O diretor começa o filme respondendo a essa pergunta, ou pelo menos parte dela. O ‘Dylan clássico’, aquele trovador solitário do início da década de 60, já morreu há anos. Convivemos hoje com seus inúmeros fantasmas, restos de corpos que o ocuparam, ocupam e ainda ocuparão suas mutações que já vieram e que ainda estão por vir. Em uma sala de cirurgia, Jude Quinn (Cate Blanchett), vai para uma mesa e é cortado com um bisturi. E assim, suscetivamente, temos a oportunidade de ver, em flashes, todas as outras efígies dylanescas, todas as composições daquele mesmo corpo, seus inúmeros fantasmas. Nada mais que pedaços de carnes a ocupar um mesmo espaço, em um tempo contínuo, você poderia pensar. Mas, se o tempo é único, Dylan não foi. E não o é. Por isso há o conflito entre ele e a passagem do tempo. Não tem como falar de Dylan pensando em um. Se o tempo não permitiu que ele fosse mais de um ao mesmo tempo, a arte permite, e por isso ela é libertadora. Por isso Todd Haynes, aqui, é artista e historiador ao mesmo tempo. Decupa e ocupa a matéria, e não apenas conta uma história.

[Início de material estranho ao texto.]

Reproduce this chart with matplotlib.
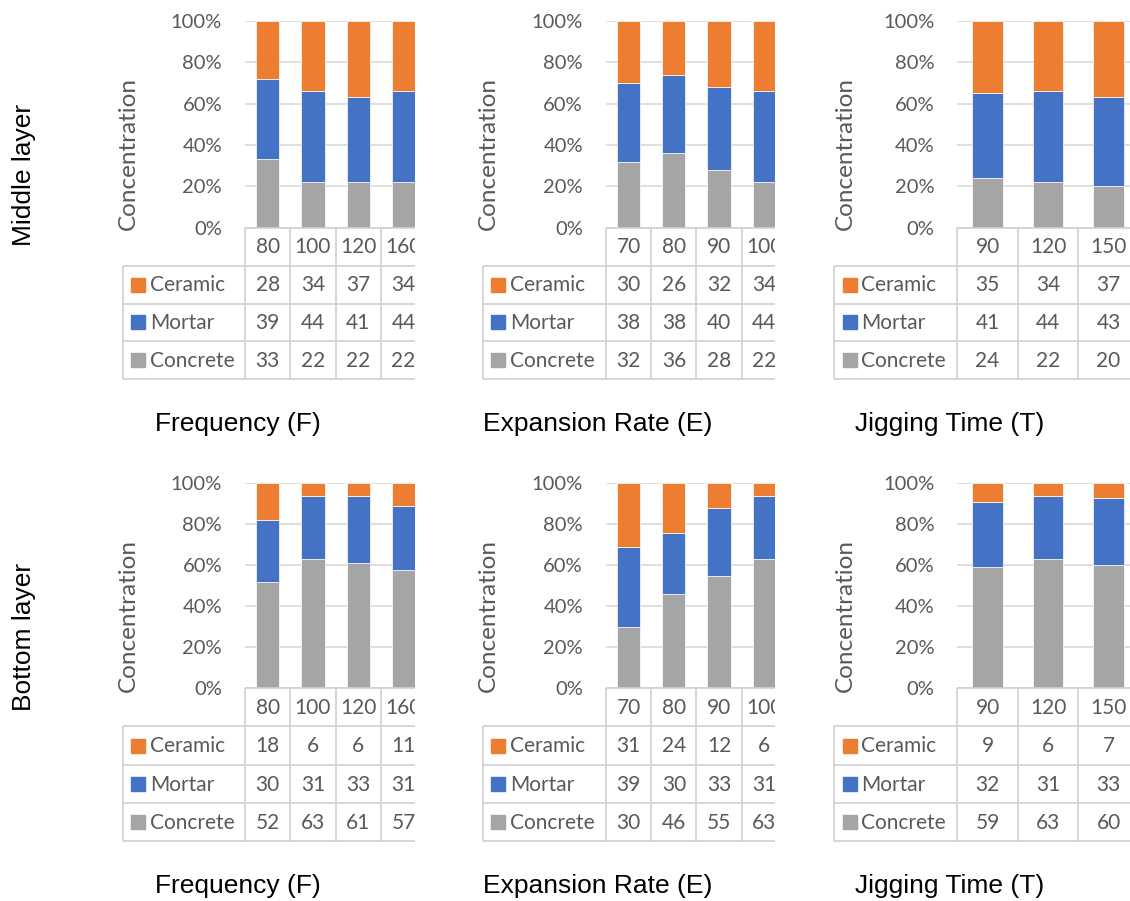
import matplotlib
matplotlib.use("Agg")
import matplotlib.pyplot as plt
import numpy as np

# ---- data -------------------------------------------------------------
freq_levels = ["80", "100", "120", "160"]
exp_levels = ["70", "80", "90", "100"]
jig_levels = ["90", "120", "150"]

materials = ["Ceramic", "Mortar", "Concrete"]

mid_freq_ceramic = [28, 34, 37, 34]
mid_freq_mortar = [39, 44, 41, 44]
mid_freq_concrete = [33, 22, 22, 22]

mid_exp_ceramic = [30, 26, 32, 34]
mid_exp_mortar = [38, 38, 40, 44]
mid_exp_concrete = [32, 36, 28, 22]

mid_jig_ceramic = [35, 34, 37]
mid_jig_mortar = [41, 44, 43]
mid_jig_concrete = [24, 22, 20]

bot_freq_ceramic = [18, 6, 6, 11]
bot_freq_mortar = [30, 31, 33, 31]
bot_freq_concrete = [52, 63, 61, 57]

bot_exp_ceramic = [31, 24, 12, 6]
bot_exp_mortar = [39, 30, 33, 31]
bot_exp_concrete = [30, 46, 55, 63]

bot_jig_ceramic = [9, 6, 7]
bot_jig_mortar = [32, 31, 33]
bot_jig_concrete = [59, 63, 60]

titles = ["Frequency (F)", "Expansion Rate (E)", "Jigging Time (T)"]
layer_names = ["Middle layer", "Bottom layer"]

# ---- style ------------------------------------------------------------
W, H = 1130, 901
colors = {"Ceramic": "#ED7D31", "Mortar": "#4472C4", "Concrete": "#A5A5A5"}
txt_col = "#595959"
grid_col = "#D9D9D9"
line_col = "#D0D0D0"
xl_font = ["Lato", "DejaVu Sans"]
ar_font = ["Liberation Sans", "DejaVu Sans"]

fig = plt.figure(figsize=(W / 100, H / 100), dpi=100)


def rect(left, top, right, bottom):
    return [left / W, 1 - bottom / H, (right - left) / W, (bottom - top) / H]


# horizontal layout per column of panels: legend left, axis x, column width,
# right clip, y-label x, title centre
cols = [
    dict(leg=122.7, ax=245.0, cw=45.3, clip=415.0, ylab=128, cx=238),
    dict(leg=482.7, ax=606.0, cw=45.2, clip=775.0, ylab=488, cx=598),
    dict(leg=834.0, ax=957.3, cw=60.5, clip=1130.0, ylab=845, cx=950),
]
# vertical layout per row: 100% line, 0% line, table bottom, title y, label y
rows = [
    dict(top=21.0, zero=227.7, tbot=379.3, ty=424, lab=175, ylab=154),
    dict(top=483.3, zero=688.3, tbot=841.0, ty=886, lab=637, ylab=616),
]

panels = [
    [(freq_levels, mid_freq_ceramic, mid_freq_mortar, mid_freq_concrete),
     (exp_levels, mid_exp_ceramic, mid_exp_mortar, mid_exp_concrete),
     (jig_levels, mid_jig_ceramic, mid_jig_mortar, mid_jig_concrete)],
    [(freq_levels, bot_freq_ceramic, bot_freq_mortar, bot_freq_concrete),
     (exp_levels, bot_exp_ceramic, bot_exp_mortar, bot_exp_concrete),
     (jig_levels, bot_jig_ceramic, bot_jig_mortar, bot_jig_concrete)],
]


def draw_panel(r, c, levels, ceramic, mortar, concrete):
    R, C = rows[r], cols[c]
    n = len(levels)
    xmax = (C["clip"] - C["ax"]) / C["cw"]
    xmin = -(C["ax"] - C["leg"]) / C["cw"]

    # stacked 100% bars
    ax = fig.add_axes(rect(C["ax"], R["top"], C["clip"], R["zero"]))
    vals = np.array([concrete, mortar, ceramic], dtype=float)
    pct = vals / vals.sum(axis=0) * 100
    x = np.arange(n) + 0.5
    bottom = np.zeros(n)
    for name, series in zip(["Concrete", "Mortar", "Ceramic"], pct):
        ax.bar(x, series, width=0.51, bottom=bottom, color=colors[name],
               edgecolor="white", linewidth=0.5, zorder=3)
        bottom += series
    ax.set_xlim(0, xmax)
    ax.set_ylim(0, 100)
    ax.set_xticks([])
    ax.set_yticks(np.arange(0, 101, 20))
    ax.set_yticklabels([f"{v}%" for v in range(0, 101, 20)],
                       family=xl_font, fontsize=14.5, color=txt_col)
    ax.tick_params(axis="y", length=0, pad=23 * 0.72)
    ax.yaxis.grid(True, color=grid_col, linewidth=1.2, zorder=0)
    for s in ax.spines.values():
        s.set_visible(False)

    # data table underneath
    tb = fig.add_axes(rect(C["leg"], R["zero"], C["clip"], R["tbot"]))
    tb.set_xlim(xmin, xmax)
    tb.set_ylim(4, 0)
    tb.axis("off")
    tb.hlines(0, 0, xmax, color=line_col, lw=1.2, clip_on=False)
    tb.hlines([1, 2, 3, 4], xmin, xmax, color=line_col, lw=1.2, clip_on=False)
    tb.vlines(xmin, 1, 4, color=line_col, lw=1.2, clip_on=False)
    tb.vlines([v for v in range(n + 1) if v <= xmax], 0, 4,
              color=line_col, lw=1.2, clip_on=False)
    for i, lev in enumerate(levels):
        tb.text(i + 0.5, 0.52, lev, ha="center", va="center", family=xl_font,
                fontsize=15, color=txt_col, clip_on=True)
    for j, (name, series) in enumerate(zip(materials, [ceramic, mortar, concrete])):
        yy = j + 1.52
        tb.plot(xmin + 15.5 / C["cw"], yy - 0.02, marker="s", markersize=9.5,
                color=colors[name], linestyle="none", clip_on=False)
        tb.text(xmin + 27.5 / C["cw"], yy, name, ha="left", va="center",
                family=xl_font, fontsize=15, color=txt_col)
        for i, v in enumerate(series):
            tb.text(i + 0.5, yy, str(v), ha="center", va="center",
                    family=xl_font, fontsize=15, color=txt_col, clip_on=True)

    fig.text(C["ylab"] / W, 1 - R["ylab"] / H, "Concentration", rotation=90,
             ha="center", va="center", family=xl_font, fontsize=17.5,
             color=txt_col)
    fig.text(C["cx"] / W, 1 - R["ty"] / H, titles[c], ha="center",
             va="center", family=ar_font, fontsize=19, color="black")


for r in range(2):
    for c in range(3):
        draw_panel(r, c, *panels[r][c])
    fig.text(24 / W, 1 - rows[r]["lab"] / H, layer_names[r], rotation=90,
             ha="center", va="center", family=ar_font, fontsize=19,
             color="black")

fig.savefig("out.png", dpi=100)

Da “morte” do mito Bob Dylan, nasce essa figura humana. O Dylan fugitivo, o Dylan ativista, o Dylan pai de família e namorador, o Dylan transicional (entre o folk de protesto e a “eletricidade”), o Dylan elétrico e o Dylan “de volta às raízes”: todos apontam para um horizonte. Quando a imagem do Dylan-Deus é desconstruída, todos os outros passam a existir. Não existe mais mídia, não existem mais fãs; existe a criação através da composição, da escrita, do viver. O artista libertado pela obra mostra ao mundo é um ser que entra em contradição consigo mesmo e com a sociedade, é por vezes arrogante e egocêntrico, mas uma pessoa sempre preocupada em progredir e transgredir, não só em sua natureza física, porém também transgredir através do espírito.

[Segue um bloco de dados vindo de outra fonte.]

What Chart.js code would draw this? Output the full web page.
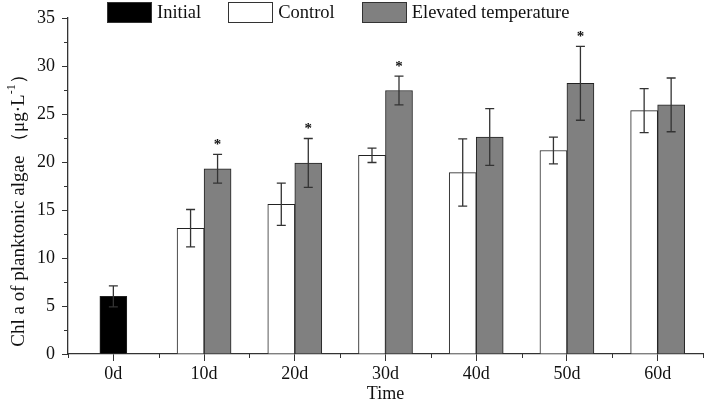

O mais interessante é que nenhuma dessas representações são poupadas em cena, e colidem em questão de minutos, em uma mesma abordagem. O Dylan de protesto, com o Dylan cansado daquilo tudo e também o Dylan cristão, todos interpretados por Christian Bale, em um formato que beira o mockumentary, com construções falsas de identidade e depoimentos de pessoas que teriam convivido com aquela faceta, não apenas sendo o próprio ator Bale se multiplicando nos Dylans. Mesmo nos segmentos mais unidimensionais e esclarecidos, como o de Blanchett (Dylan elétrico) e Heath Ledger (Dylan casado e depois divorciado), há a questão de “sair do lugar”, procurar um escapismo para o conformismo, tanto criativo quanto pessoal. E o que dizer, então, da belíssima cena em que Billy the Kid (o Dylan que volta às raízes) se encontra com o Dylan fake mostrado de início, o que queria fugir para encontrar Woody Guthrie?
Na vida e na arte, existem espelhos. Às vezes, pessoas são espelhos delas mesmas, em diferentes fases da vida. Haynes começa o seu filme mostrando fantasmas. Depois mostra uma pessoa aparentemente sem identidade, um garotinho perdido à procura de seu ídolo. Termina, de forma bela, com o cruzamento espelhado da própria arte dylanesca: o violão e a gaita, afinal, nunca fugiram das mãos do músico. Quando Billy the Kid encontra um violão usado, ele encontra ele mesmo, e se contradiz: mesmo que olhemos o tempo todo para frente, é necessário que retrocedamos nosso próprio olhar para nos restabelecermos. Quem é Bob Dylan se não uma contradição em vários atos?